SOURCE EXCERPT:
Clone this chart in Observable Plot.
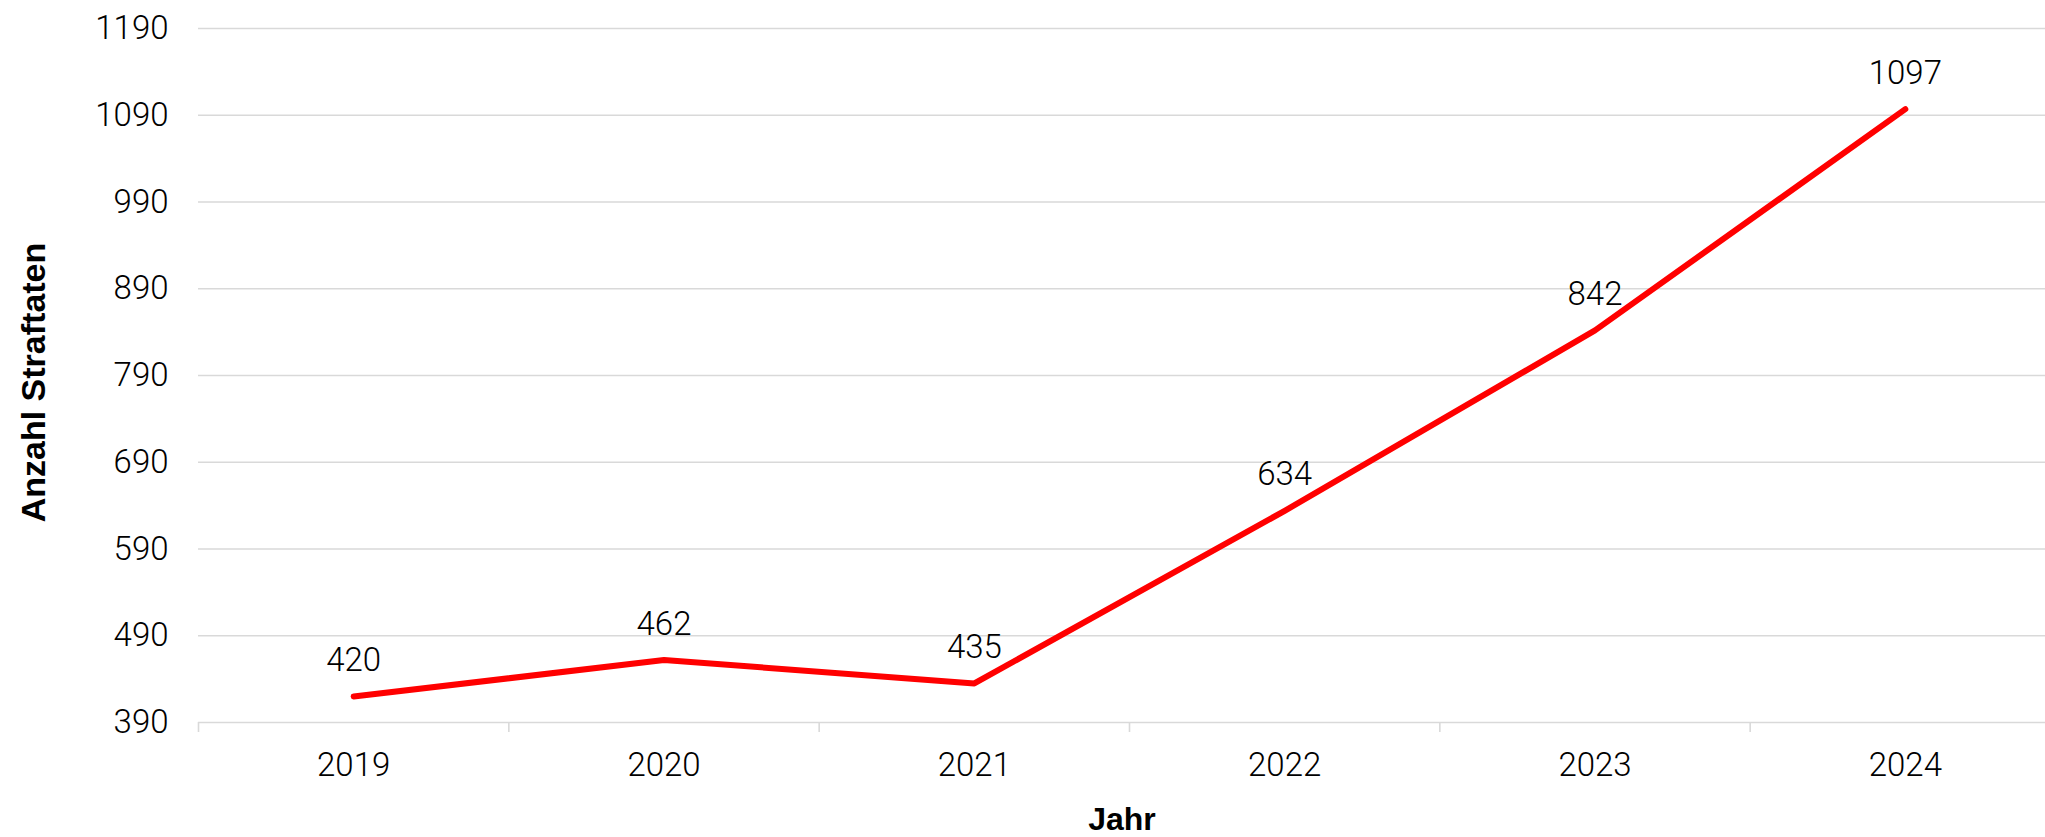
<!DOCTYPE html>
<html>
<head>
<meta charset="utf-8">
<script src="https://cdn.jsdelivr.net/npm/d3@7"></script>
<script src="https://cdn.jsdelivr.net/npm/@observablehq/plot@0.6"></script>
<style>
  html, body { margin: 0; padding: 0; background: #fff; overflow: hidden; }
</style>
</head>
<body>
<div id="chart"></div>
<script>
const years = [2019, 2020, 2021, 2022, 2023, 2024];
const values = [420, 462, 435, 634, 842, 1097];
const yTicks = [390, 490, 590, 690, 790, 890, 990, 1090, 1190];
const xLabel = "Jahr";
const yLabel = "Anzahl Straftaten";

const data = years.map((year, i) => ({year, value: values[i]}));
const boundaries = years.map(y => y - 0.5);

const grid = "#d9d9d9";
const boldFont = "'Liberation Sans', Arial, sans-serif";

const chart = Plot.plot({
  width: 2045,
  height: 837,
  marginLeft: 198,
  marginRight: 0,
  marginTop: 28,
  marginBottom: 115,
  style: {fontFamily: "Roboto, 'Liberation Sans', sans-serif", fontSize: "33px", fontWeight: 300, color: "#000", background: "#fff"},
  x: {type: "linear", domain: [years[0] - 0.5, years[years.length - 1] + 0.5], range: [198, 2060]},
  y: {domain: [yTicks[0], yTicks[yTicks.length - 1]]},
  marks: [
    Plot.gridY(yTicks, {stroke: grid, strokeOpacity: 1, strokeWidth: 1.6}),
    Plot.axisY(yTicks, {tickSize: 0, tickPadding: 30, tickFormat: d => String(d), label: null, fontSize: 33, fontWeight: 300}),
    Plot.axisX(boundaries, {tickSize: 10, stroke: grid, strokeOpacity: 1, strokeWidth: 1.6, tickFormat: () => "", label: null}),
    Plot.axisX(years, {tickSize: 0, tickPadding: 30, tickFormat: d => String(d), label: null, fontSize: 33, fontWeight: 300}),
    Plot.lineY(data, {x: "year", y: "value", stroke: "#ff0000", strokeWidth: 6, strokeLinecap: "round", strokeLinejoin: "round"}),
    Plot.text(data, {x: "year", y: "value", text: d => String(d.value), dy: -36, fontSize: 33, fontWeight: 300, fill: "#000"}),
    Plot.text([xLabel], {frameAnchor: "bottom", textAnchor: "middle", lineAnchor: "middle", dy: 97, fontSize: 32, fontWeight: "bold", fontFamily: boldFont, fill: "#000"}),
    Plot.text([yLabel], {frameAnchor: "left", textAnchor: "middle", lineAnchor: "middle", rotate: -90, dx: -164, dy: 7, fontSize: 34, fontWeight: "bold", fontFamily: boldFont, fill: "#000"})
  ]
});

document.getElementById("chart").appendChild(chart);
</script>
</body>
</html>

INSTRUCTIONS FOR THE TASK:
Write out each line again precisely as it appears, skipping every picture.

SOLUTION FOR THIS PROBLEM:
Clone this chart in Observable Plot.
<!DOCTYPE html>
<html>
<head>
<meta charset="utf-8">
<script src="https://cdn.jsdelivr.net/npm/d3@7"></script>
<script src="https://cdn.jsdelivr.net/npm/@observablehq/plot@0.6"></script>
<style>
  html, body { margin: 0; padding: 0; background: #fff; overflow: hidden; }
</style>
</head>
<body>
<div id="chart"></div>
<script>
const years = [2019, 2020, 2021, 2022, 2023, 2024];
const values = [420, 462, 435, 634, 842, 1097];
const yTicks = [390, 490, 590, 690, 790, 890, 990, 1090, 1190];
const xLabel = "Jahr";
const yLabel = "Anzahl Straftaten";

const data = years.map((year, i) => ({year, value: values[i]}));
const boundaries = years.map(y => y - 0.5);

const grid = "#d9d9d9";
const boldFont = "'Liberation Sans', Arial, sans-serif";

const chart = Plot.plot({
  width: 2045,
  height: 837,
  marginLeft: 198,
  marginRight: 0,
  marginTop: 28,
  marginBottom: 115,
  style: {fontFamily: "Roboto, 'Liberation Sans', sans-serif", fontSize: "33px", fontWeight: 300, color: "#000", background: "#fff"},
  x: {type: "linear", domain: [years[0] - 0.5, years[years.length - 1] + 0.5], range: [198, 2060]},
  y: {domain: [yTicks[0], yTicks[yTicks.length - 1]]},
  marks: [
    Plot.gridY(yTicks, {stroke: grid, strokeOpacity: 1, strokeWidth: 1.6}),
    Plot.axisY(yTicks, {tickSize: 0, tickPadding: 30, tickFormat: d => String(d), label: null, fontSize: 33, fontWeight: 300}),
    Plot.axisX(boundaries, {tickSize: 10, stroke: grid, strokeOpacity: 1, strokeWidth: 1.6, tickFormat: () => "", label: null}),
    Plot.axisX(years, {tickSize: 0, tickPadding: 30, tickFormat: d => String(d), label: null, fontSize: 33, fontWeight: 300}),
    Plot.lineY(data, {x: "year", y: "value", stroke: "#ff0000", strokeWidth: 6, strokeLinecap: "round", strokeLinejoin: "round"}),
    Plot.text(data, {x: "year", y: "value", text: d => String(d.value), dy: -36, fontSize: 33, fontWeight: 300, fill: "#000"}),
    Plot.text([xLabel], {frameAnchor: "bottom", textAnchor: "middle", lineAnchor: "middle", dy: 97, fontSize: 32, fontWeight: "bold", fontFamily: boldFont, fill: "#000"}),
    Plot.text([yLabel], {frameAnchor: "left", textAnchor: "middle", lineAnchor: "middle", rotate: -90, dx: -164, dy: 7, fontSize: 34, fontWeight: "bold", fontFamily: boldFont, fill: "#000"})
  ]
});

document.getElementById("chart").appendChild(chart);
</script>
</body>
</html>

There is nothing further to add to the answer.